Но как бы ни была распространена эта теория, она противоречит наиболее прочно установленным фактам. Невозможно назвать ни одного общества, где вендетта была бы первоначальной формой наказания. Совершенно напротив, несомненно, что уголовное право изначально было существенно религиозным. Этот факт очевиден для Индии, для Иудеи, поскольку практиковавшееся там право считалось божественным откровением129. В Египте десять книг Гермеса, содержавшие уголовное право вместе со всеми остальными законами, относящимися к управлению государством, именовались жреческими, и Элиан утверждает, что с глубокой древности египетские жрецы осуществляли судебную власть130. То же самое обнаруживается в древней Германии131. В Греции правосудие считалось эманацией Юпитера, а судебное решение – мщением божества132. В Риме религиозные истоки уголовного права обнаруживают себя как в древних традициях133, так и в архаических практиках, сохранявшихся очень долго, и в самой юридической терминологии134. Между тем религия – вещь существенно социальная. Далеко не преследуя лишь индивидуальные цели, она осуществляет над индивидом ежеминутное принуждение. Она обязывает его к стесняющим его практикам, к жертвам, малым или большим, которые ему дорого стоят. Он должен выделять из своего имущества приношения, которые он обязан представлять божеству; должен отнимать от времени своего труда или своих развлечений моменты, необходимые для совершения ритуалов; должен налагать на себя всякого рода лишения, которые ему предписываются, отказываться даже от жизни, если того требуют боги.
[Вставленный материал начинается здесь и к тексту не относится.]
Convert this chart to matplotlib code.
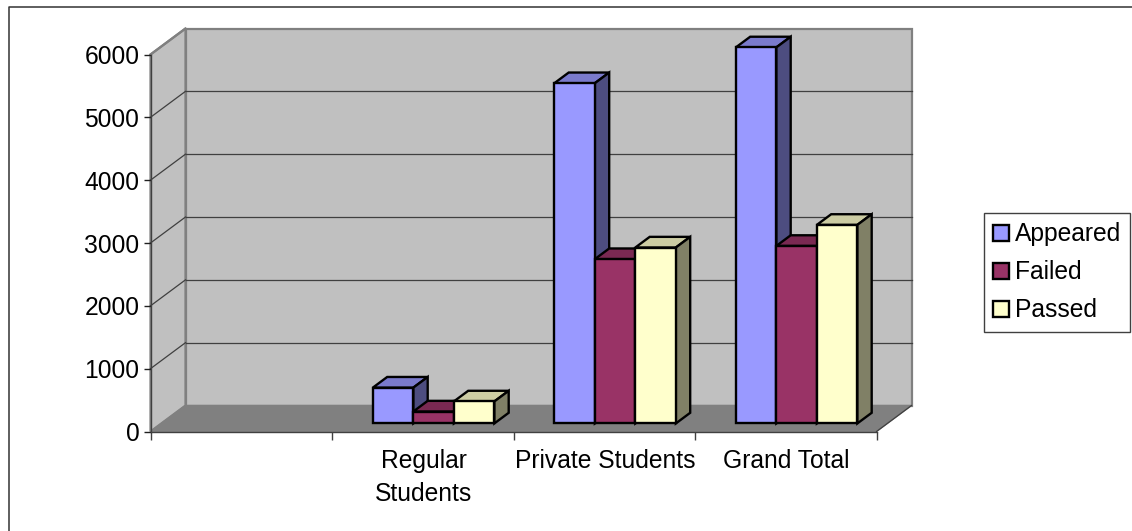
import matplotlib
matplotlib.use('Agg')
import matplotlib.pyplot as plt
from matplotlib.lines import Line2D
from matplotlib.patches import Polygon, Patch

plt.rcParams['font.family'] = ['Liberation Sans', 'DejaVu Sans']

# first category slot is empty in the original
categories = ['', 'Regular\nStudents', 'Private Students', 'Grand Total']
series_names = ['Appeared', 'Failed', 'Passed']
appeared = [0, 570, 5415, 5985]
failed = [0, 190, 2615, 2825]
passed = [0, 350, 2800, 3160]
y_ticks = [0, 1000, 2000, 3000, 4000, 5000, 6000]

front_colors = ['#9999FF', '#993366', '#FFFFCC']
top_colors = ['#7A7ACC', '#7A2952', '#CCCCA3']
side_colors = ['#4D4D80', '#4D1A33', '#808066']

W, H = 1132, 531
fig = plt.figure(figsize=(W / 100, H / 100), dpi=100)
fig.patch.set_facecolor('white')
# only the top and left of the chart frame fall inside the picture
fig.add_artist(Line2D([8.5 / W, 8.5 / W, 1132 / W], [0, 1 - 6.5 / H, 1 - 6.5 / H],
                      color='#333333', lw=1.1, transform=fig.transFigure))

# front plane of the 3d box, in pixels
left, right, bottom, top = 150.5, 876.5, 431.5, 54.5
ax = fig.add_axes([left / W, 1 - bottom / H, (right - left) / W, (bottom - top) / H])
ax.set_xlim(0, 4)
ax.set_ylim(0, 6000)
ax.patch.set_visible(False)
for s in ['top', 'right', 'bottom', 'left']:
    ax.spines[s].set_visible(False)

# full depth of the box in data units
depth_x = 35 / ((right - left) / 4)
depth_y = 26 / ((bottom - top) / 6000)


def proj(x, v, d):
    return (x + d * depth_x, v + d * depth_y)


def poly(pts, face, edge='none', lw=0, z=1):
    ax.add_patch(Polygon(pts, closed=True, fc=face, ec=edge, lw=lw, zorder=z,
                         clip_on=False, joinstyle='miter'))


# walls and floor
poly([proj(0, 0, 1), proj(4, 0, 1), proj(4, 6000, 1), proj(0, 6000, 1)], '#C0C0C0', '#808080', 1.6)
poly([proj(0, 0, 0), proj(0, 0, 1), proj(0, 6000, 1), proj(0, 6000, 0)], '#C0C0C0', '#808080', 1.6)
poly([proj(0, 0, 0), proj(4, 0, 0), proj(4, 0, 1), proj(0, 0, 1)], '#808080', '#808080', 1.0)
for v in y_ticks[1:-1]:
    ax.plot(*zip(proj(0, v, 1), proj(4, v, 1)), color='#404040', lw=0.9, zorder=1.5, clip_on=False)
    ax.plot(*zip(proj(0, v, 0), proj(0, v, 1)), color='#404040', lw=0.9, zorder=1.5, clip_on=False)
ax.plot(*zip(proj(0, 6000, 0), proj(0, 6000, 1)), color='#808080', lw=1.6, zorder=1.5, clip_on=False)
# right edge of the floor stays dark, front edge too
ax.plot(*zip(proj(4, 0, 0), proj(4, 0, 1)), color='#404040', lw=0.9, zorder=1.55, clip_on=False)

# axis lines go over the floor
ax.plot([0, 0], [0, 6000], color='#404040', lw=1.0, zorder=1.6, clip_on=False)
ax.plot([0, 4], [0, 0], color='#404040', lw=1.0, zorder=1.6, clip_on=False)

# bars
bar_w = 40.5 / ((right - left) / 4)
gap = (1 - 3 * bar_w) / 2
d0, d1 = 0.31, 0.72
z = 2
for i in range(len(categories)):
    for j, vals in enumerate([appeared, failed, passed]):
        v = vals[i]
        if v == 0:
            continue
        x0 = i + gap + j * bar_w
        x1 = x0 + bar_w
        poly([proj(x0, v, d0), proj(x1, v, d0), proj(x1, v, d1), proj(x0, v, d1)],
             top_colors[j], 'black', 1.7, z)
        poly([proj(x1, 0, d0), proj(x1, 0, d1), proj(x1, v, d1), proj(x1, v, d0)],
             side_colors[j], 'black', 1.7, z)
        poly([proj(x0, 0, d0), proj(x1, 0, d0), proj(x1, v, d0), proj(x0, v, d0)],
             front_colors[j], 'black', 1.7, z)
        z += 1

ax.set_yticks(y_ticks)
ax.set_xticks(range(5))
ax.set_xticklabels([])
ax.tick_params(axis='y', length=5, width=1, color='#202020', labelsize=17.7, pad=3)
ax.tick_params(axis='x', length=6, width=1, color='#404040')
for i, c in enumerate(categories):
    ax.annotate(c, (i + 0.5, 0), xytext=(0.5, -12.5), textcoords='offset points', ha='center', va='top',
                fontsize=17.7, linespacing=1.5, annotation_clip=False)

handles = [Patch(fc=c, ec='black', lw=1.7) for c in front_colors]
leg = fig.legend(handles, series_names, loc='upper left', bbox_to_anchor=(984 / W, 1 - 213 / H),
                 bbox_transform=fig.transFigure, fontsize=17.7, frameon=True, fancybox=False,
                 edgecolor='#404040', framealpha=1, borderpad=0.38, labelspacing=0.57,
                 handlelength=0.62, handleheight=0.62, handletextpad=0.25, borderaxespad=0)
leg.get_frame().set_linewidth(1.0)

fig.savefig('out.png', dpi=100)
Религиозная жизнь целиком состоит из самоотречения и бескорыстия. Если, следовательно, уголовное право изначально является религиозным правом, можно быть уверенным в том, что интересы, которым оно служит, социальны. Именно свои собственные оскорбления мстят боги с помощью наказания, а не оскорбления частных лиц; между тем оскорбления богов – это оскорбления общества.